=== Records with drawing code ===
§ §

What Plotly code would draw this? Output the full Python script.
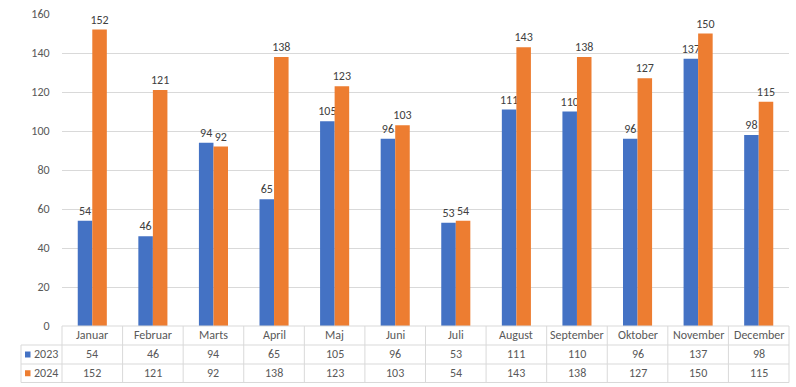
import plotly.graph_objects as go

months = ["Januar", "Februar", "Marts", "April", "Maj", "Juni", "Juli",
          "August", "September", "Oktober", "November", "December"]
series_names = ["2023", "2024"]
values_2023 = [54, 46, 94, 65, 105, 96, 53, 111, 110, 96, 137, 98]
values_2024 = [152, 121, 92, 138, 123, 103, 54, 143, 138, 127, 150, 115]
colors = ["#4472C4", "#ED7D31"]

W, H = 796, 387
L, R, T, B = 62, 7, 14, 61
PW, PH = W - L - R, H - T - B
FONT = "Calibri, Carlito, Lato, sans-serif"
TXT = "#595959"
GRID = "#d9d9d9"

def px_x(x):  # pixel x -> paper
    return (x - L) / PW

def px_y(y):  # pixel y -> paper
    return (H - B - y) / PH

fig = go.Figure()
for name, vals, c in zip(series_names, [values_2023, values_2024], colors):
    fig.add_trace(go.Bar(
        x=months, y=vals, name=name, marker_color=c, marker_line_width=0,
        text=[str(v) for v in vals], textposition="outside",
        textfont=dict(family=FONT, size=12, color="#404040"),
        constraintext="none",
        cliponaxis=False,
    ))

shapes = []
ann = []
y_top, y_r1, y_r2, y_bot = 326, 345, 364, 382.5
x_left_keys = 21
line = dict(color=GRID, width=1)
shapes.append(dict(type="line", xref="paper", yref="paper", x0=0, x1=1,
                   y0=px_y(y_top), y1=px_y(y_top), line=line))
for yy in (y_r1, y_r2, y_bot):
    shapes.append(dict(type="line", xref="paper", yref="paper",
                       x0=px_x(x_left_keys), x1=1, y0=px_y(yy), y1=px_y(yy), line=line))
shapes.append(dict(type="line", xref="paper", yref="paper", x0=px_x(x_left_keys),
                   x1=px_x(x_left_keys), y0=px_y(y_r1), y1=px_y(y_bot), line=line))
n = len(months)
for i in range(n + 1):
    xx = i / n
    shapes.append(dict(type="line", xref="paper", yref="paper", x0=xx, x1=xx,
                       y0=px_y(y_top), y1=px_y(y_bot), line=line))

rows = [(y_top + y_r1) / 2, (y_r1 + y_r2) / 2, (y_r2 + y_bot) / 2]
for i, m in enumerate(months):
    xc = (i + 0.5) / n
    ann.append(dict(x=xc, y=px_y(rows[0]), xref="paper", yref="paper", text=m,
                    xanchor="center", yanchor="middle",
                    showarrow=False, font=dict(family=FONT, size=12, color=TXT)))
    for r, vals in zip(rows[1:], [values_2023, values_2024]):
        ann.append(dict(x=xc, y=px_y(r), xref="paper", yref="paper", text=str(vals[i]),
                        xanchor="center", yanchor="middle",
                        showarrow=False, font=dict(family=FONT, size=12, color=TXT)))
for r, name, c in zip(rows[1:], series_names, colors):
    shapes.append(dict(type="rect", xref="paper", yref="paper",
                       x0=px_x(25), x1=px_x(30.5), y0=px_y(r + 3), y1=px_y(r - 3),
                       fillcolor=c, line=dict(width=0)))
    ann.append(dict(x=px_x(32), y=px_y(r), xref="paper", yref="paper", text=name,
                    xanchor="left", yanchor="middle", showarrow=False,
                    font=dict(family=FONT, size=12, color=TXT)))

fig.update_layout(
    width=W, height=H,
    margin=dict(l=L, r=R, t=T, b=B),
    barmode="group", bargap=0.52, bargroupgap=0,
    plot_bgcolor="white", paper_bgcolor="white",
    showlegend=False,
    shapes=shapes, annotations=ann,
    font=dict(family=FONT, size=12, color=TXT),
    xaxis=dict(showticklabels=False, showgrid=False, zeroline=False, showline=False),
    yaxis=dict(range=[0, 160], dtick=20, showgrid=True, gridcolor=GRID, gridwidth=1,
               zeroline=False, showline=False, ticks="outside", ticklen=9,
               tickcolor="rgba(0,0,0,0)",
               tickfont=dict(family=FONT, size=12, color=TXT)),
)

fig.write_html("out.html", config={"displayModeBar": False},
               post_script="document.body.style.margin='0';")
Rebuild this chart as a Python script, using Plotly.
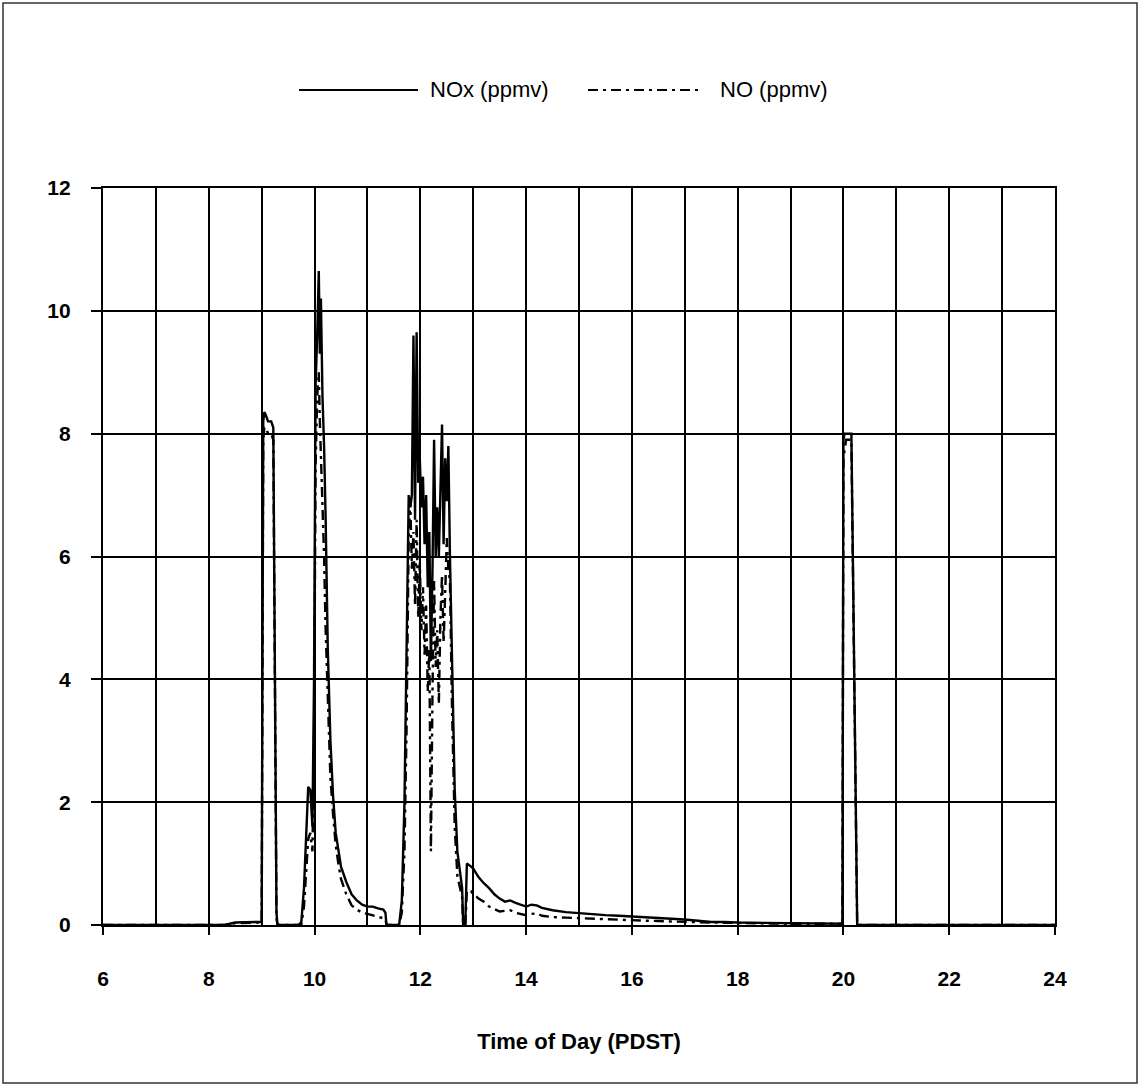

§ §

=== Given instruction ===
Transcribe every line from the records above without alteration, and leave out the images.

=== Result for this exercise ===
What Plotly code would draw this? Output the full Python script.
import plotly.graph_objects as go

months = ["Januar", "Februar", "Marts", "April", "Maj", "Juni", "Juli",
          "August", "September", "Oktober", "November", "December"]
series_names = ["2023", "2024"]
values_2023 = [54, 46, 94, 65, 105, 96, 53, 111, 110, 96, 137, 98]
values_2024 = [152, 121, 92, 138, 123, 103, 54, 143, 138, 127, 150, 115]
colors = ["#4472C4", "#ED7D31"]

W, H = 796, 387
L, R, T, B = 62, 7, 14, 61
PW, PH = W - L - R, H - T - B
FONT = "Calibri, Carlito, Lato, sans-serif"
TXT = "#595959"
GRID = "#d9d9d9"

def px_x(x):  # pixel x -> paper
    return (x - L) / PW

def px_y(y):  # pixel y -> paper
    return (H - B - y) / PH

fig = go.Figure()
for name, vals, c in zip(series_names, [values_2023, values_2024], colors):
    fig.add_trace(go.Bar(
        x=months, y=vals, name=name, marker_color=c, marker_line_width=0,
        text=[str(v) for v in vals], textposition="outside",
        textfont=dict(family=FONT, size=12, color="#404040"),
        constraintext="none",
        cliponaxis=False,
    ))

shapes = []
ann = []
y_top, y_r1, y_r2, y_bot = 326, 345, 364, 382.5
x_left_keys = 21
line = dict(color=GRID, width=1)
shapes.append(dict(type="line", xref="paper", yref="paper", x0=0, x1=1,
                   y0=px_y(y_top), y1=px_y(y_top), line=line))
for yy in (y_r1, y_r2, y_bot):
    shapes.append(dict(type="line", xref="paper", yref="paper",
                       x0=px_x(x_left_keys), x1=1, y0=px_y(yy), y1=px_y(yy), line=line))
shapes.append(dict(type="line", xref="paper", yref="paper", x0=px_x(x_left_keys),
                   x1=px_x(x_left_keys), y0=px_y(y_r1), y1=px_y(y_bot), line=line))
n = len(months)
for i in range(n + 1):
    xx = i / n
    shapes.append(dict(type="line", xref="paper", yref="paper", x0=xx, x1=xx,
                       y0=px_y(y_top), y1=px_y(y_bot), line=line))

rows = [(y_top + y_r1) / 2, (y_r1 + y_r2) / 2, (y_r2 + y_bot) / 2]
for i, m in enumerate(months):
    xc = (i + 0.5) / n
    ann.append(dict(x=xc, y=px_y(rows[0]), xref="paper", yref="paper", text=m,
                    xanchor="center", yanchor="middle",
                    showarrow=False, font=dict(family=FONT, size=12, color=TXT)))
    for r, vals in zip(rows[1:], [values_2023, values_2024]):
        ann.append(dict(x=xc, y=px_y(r), xref="paper", yref="paper", text=str(vals[i]),
                        xanchor="center", yanchor="middle",
                        showarrow=False, font=dict(family=FONT, size=12, color=TXT)))
for r, name, c in zip(rows[1:], series_names, colors):
    shapes.append(dict(type="rect", xref="paper", yref="paper",
                       x0=px_x(25), x1=px_x(30.5), y0=px_y(r + 3), y1=px_y(r - 3),
                       fillcolor=c, line=dict(width=0)))
    ann.append(dict(x=px_x(32), y=px_y(r), xref="paper", yref="paper", text=name,
                    xanchor="left", yanchor="middle", showarrow=False,
                    font=dict(family=FONT, size=12, color=TXT)))

fig.update_layout(
    width=W, height=H,
    margin=dict(l=L, r=R, t=T, b=B),
    barmode="group", bargap=0.52, bargroupgap=0,
    plot_bgcolor="white", paper_bgcolor="white",
    showlegend=False,
    shapes=shapes, annotations=ann,
    font=dict(family=FONT, size=12, color=TXT),
    xaxis=dict(showticklabels=False, showgrid=False, zeroline=False, showline=False),
    yaxis=dict(range=[0, 160], dtick=20, showgrid=True, gridcolor=GRID, gridwidth=1,
               zeroline=False, showline=False, ticks="outside", ticklen=9,
               tickcolor="rgba(0,0,0,0)",
               tickfont=dict(family=FONT, size=12, color=TXT)),
)

fig.write_html("out.html", config={"displayModeBar": False},
               post_script="document.body.style.margin='0';")
Rebuild this chart as a Python script, using Plotly.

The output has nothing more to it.